_Given exercise_. Filter the lines below, copying only those with the string "this".

_Source records_.

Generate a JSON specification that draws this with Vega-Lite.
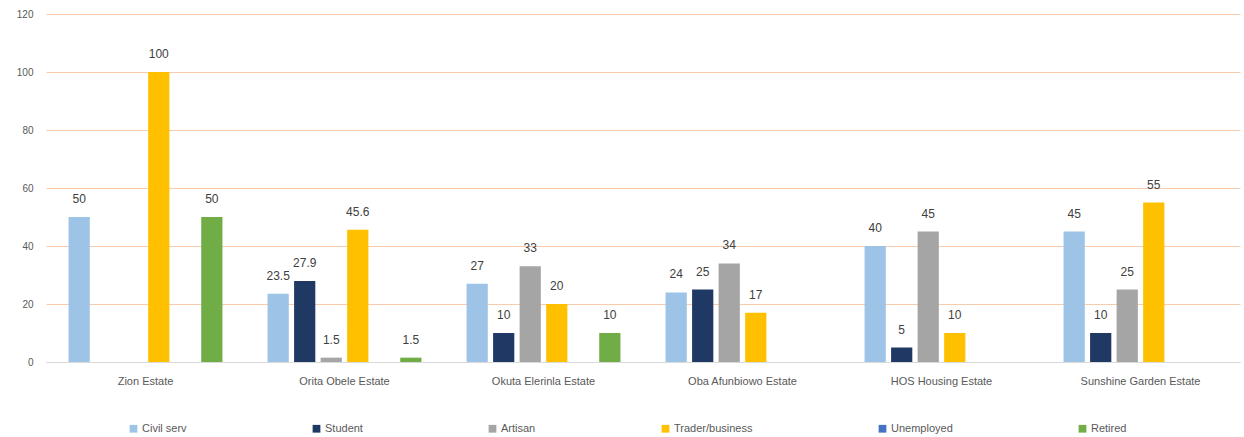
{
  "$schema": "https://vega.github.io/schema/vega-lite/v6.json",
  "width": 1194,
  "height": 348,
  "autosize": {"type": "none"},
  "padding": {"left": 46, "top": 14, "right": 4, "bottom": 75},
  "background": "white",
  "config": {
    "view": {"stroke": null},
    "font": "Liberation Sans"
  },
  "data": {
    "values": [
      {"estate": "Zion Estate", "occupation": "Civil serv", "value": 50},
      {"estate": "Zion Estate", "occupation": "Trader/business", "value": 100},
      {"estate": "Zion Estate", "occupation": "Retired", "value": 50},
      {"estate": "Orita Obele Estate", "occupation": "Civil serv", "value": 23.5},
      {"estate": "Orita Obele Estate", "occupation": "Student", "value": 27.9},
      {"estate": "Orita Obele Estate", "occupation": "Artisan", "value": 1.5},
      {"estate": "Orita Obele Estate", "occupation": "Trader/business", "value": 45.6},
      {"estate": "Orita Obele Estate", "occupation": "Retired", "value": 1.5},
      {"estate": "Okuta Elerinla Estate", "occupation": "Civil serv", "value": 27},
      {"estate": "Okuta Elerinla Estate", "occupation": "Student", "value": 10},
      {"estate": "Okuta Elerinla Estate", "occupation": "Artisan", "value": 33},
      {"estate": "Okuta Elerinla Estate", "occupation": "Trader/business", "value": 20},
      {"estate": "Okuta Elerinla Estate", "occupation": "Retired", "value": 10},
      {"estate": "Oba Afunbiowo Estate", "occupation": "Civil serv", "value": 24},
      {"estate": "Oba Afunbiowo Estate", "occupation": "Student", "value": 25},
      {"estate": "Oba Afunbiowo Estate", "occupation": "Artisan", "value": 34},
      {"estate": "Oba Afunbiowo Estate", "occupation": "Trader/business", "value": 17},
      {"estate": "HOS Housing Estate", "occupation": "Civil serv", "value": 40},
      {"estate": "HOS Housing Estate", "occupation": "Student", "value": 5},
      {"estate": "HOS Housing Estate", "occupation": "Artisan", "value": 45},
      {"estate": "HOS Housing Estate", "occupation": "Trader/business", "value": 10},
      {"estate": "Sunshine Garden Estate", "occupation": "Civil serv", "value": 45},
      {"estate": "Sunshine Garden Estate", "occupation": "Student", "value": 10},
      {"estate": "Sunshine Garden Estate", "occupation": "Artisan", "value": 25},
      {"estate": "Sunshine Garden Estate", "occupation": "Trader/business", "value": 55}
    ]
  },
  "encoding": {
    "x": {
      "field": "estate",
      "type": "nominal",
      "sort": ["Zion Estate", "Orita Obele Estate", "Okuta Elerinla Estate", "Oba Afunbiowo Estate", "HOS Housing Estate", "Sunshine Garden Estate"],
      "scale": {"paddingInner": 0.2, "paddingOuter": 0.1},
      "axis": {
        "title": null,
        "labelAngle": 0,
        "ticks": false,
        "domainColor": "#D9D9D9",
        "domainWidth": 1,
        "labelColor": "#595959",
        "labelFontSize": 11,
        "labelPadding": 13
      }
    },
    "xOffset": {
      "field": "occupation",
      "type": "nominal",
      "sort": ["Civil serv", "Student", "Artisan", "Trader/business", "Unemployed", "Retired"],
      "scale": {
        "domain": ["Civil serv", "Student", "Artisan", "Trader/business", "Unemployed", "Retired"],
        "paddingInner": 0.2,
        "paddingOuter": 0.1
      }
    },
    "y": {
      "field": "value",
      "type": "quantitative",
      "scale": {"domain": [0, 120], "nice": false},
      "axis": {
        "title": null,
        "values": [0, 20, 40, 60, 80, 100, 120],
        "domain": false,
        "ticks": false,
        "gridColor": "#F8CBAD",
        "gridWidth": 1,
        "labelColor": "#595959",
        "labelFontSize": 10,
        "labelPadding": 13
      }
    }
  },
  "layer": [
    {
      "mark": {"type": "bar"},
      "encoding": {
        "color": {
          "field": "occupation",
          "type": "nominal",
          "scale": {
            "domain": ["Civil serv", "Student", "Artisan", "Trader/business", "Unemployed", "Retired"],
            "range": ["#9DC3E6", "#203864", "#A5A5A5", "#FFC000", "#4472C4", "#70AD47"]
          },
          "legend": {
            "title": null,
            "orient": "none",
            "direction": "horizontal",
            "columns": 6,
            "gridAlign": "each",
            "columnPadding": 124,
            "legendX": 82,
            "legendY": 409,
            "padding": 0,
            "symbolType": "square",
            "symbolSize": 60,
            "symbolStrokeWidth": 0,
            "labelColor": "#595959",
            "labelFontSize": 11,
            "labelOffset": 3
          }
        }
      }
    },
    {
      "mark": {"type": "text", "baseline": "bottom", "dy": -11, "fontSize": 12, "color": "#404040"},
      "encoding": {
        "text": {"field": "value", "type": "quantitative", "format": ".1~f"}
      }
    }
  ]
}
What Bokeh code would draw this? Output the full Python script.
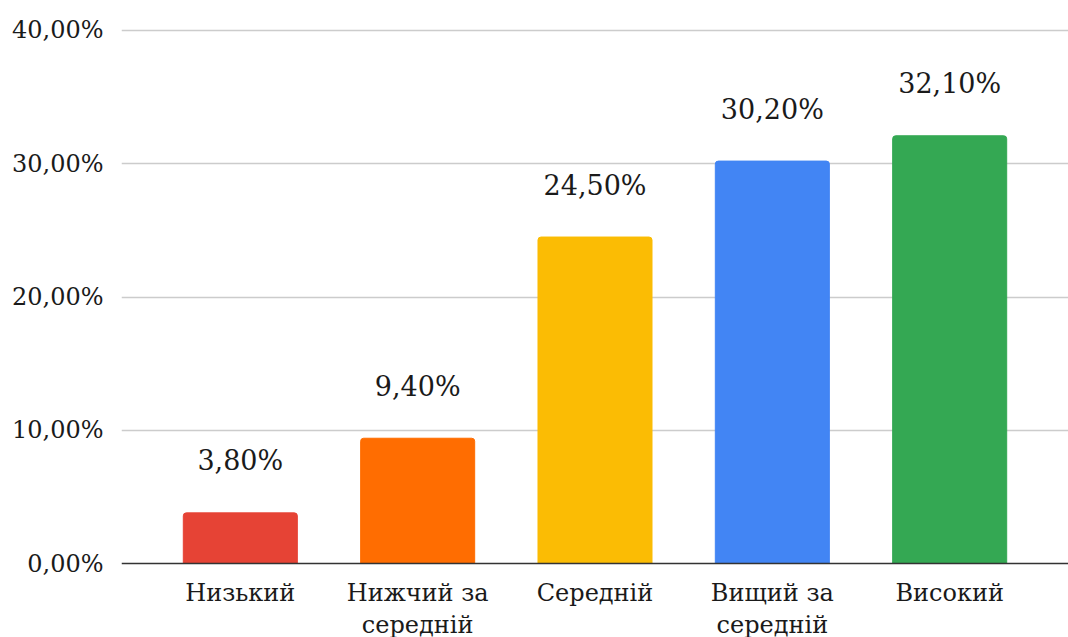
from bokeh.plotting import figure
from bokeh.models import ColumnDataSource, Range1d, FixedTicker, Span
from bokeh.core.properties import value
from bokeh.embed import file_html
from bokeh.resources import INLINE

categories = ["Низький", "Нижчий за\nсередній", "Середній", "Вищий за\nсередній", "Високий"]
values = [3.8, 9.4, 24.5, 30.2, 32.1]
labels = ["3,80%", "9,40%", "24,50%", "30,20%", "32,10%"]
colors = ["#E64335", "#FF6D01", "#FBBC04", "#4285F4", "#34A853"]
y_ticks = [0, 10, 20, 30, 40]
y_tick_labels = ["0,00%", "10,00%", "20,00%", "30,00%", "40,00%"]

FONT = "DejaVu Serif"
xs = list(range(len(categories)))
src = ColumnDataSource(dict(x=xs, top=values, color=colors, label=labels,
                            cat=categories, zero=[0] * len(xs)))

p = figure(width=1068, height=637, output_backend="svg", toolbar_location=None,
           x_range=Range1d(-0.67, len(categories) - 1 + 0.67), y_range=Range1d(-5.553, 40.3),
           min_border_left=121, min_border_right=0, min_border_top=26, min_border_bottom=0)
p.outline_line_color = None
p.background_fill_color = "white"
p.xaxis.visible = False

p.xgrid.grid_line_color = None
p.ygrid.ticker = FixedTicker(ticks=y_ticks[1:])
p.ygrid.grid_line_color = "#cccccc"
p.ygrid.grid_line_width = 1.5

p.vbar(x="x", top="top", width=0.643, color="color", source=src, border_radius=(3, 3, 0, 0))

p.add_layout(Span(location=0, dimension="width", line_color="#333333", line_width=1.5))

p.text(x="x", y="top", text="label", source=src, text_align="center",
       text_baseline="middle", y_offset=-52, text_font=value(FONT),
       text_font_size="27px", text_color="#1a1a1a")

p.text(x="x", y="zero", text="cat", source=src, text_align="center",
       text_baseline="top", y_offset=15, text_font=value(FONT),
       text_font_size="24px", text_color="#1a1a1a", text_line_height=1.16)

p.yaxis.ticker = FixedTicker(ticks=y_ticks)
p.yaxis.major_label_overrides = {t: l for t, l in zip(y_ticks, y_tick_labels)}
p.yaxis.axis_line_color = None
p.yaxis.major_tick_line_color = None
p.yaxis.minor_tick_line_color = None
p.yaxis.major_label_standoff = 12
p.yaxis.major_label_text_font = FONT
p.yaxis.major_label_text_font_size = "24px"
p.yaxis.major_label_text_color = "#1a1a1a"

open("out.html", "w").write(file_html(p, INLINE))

_Output below_.
Generate a JSON specification that draws this with Vega-Lite.
What Bokeh code would draw this? Output the full Python script.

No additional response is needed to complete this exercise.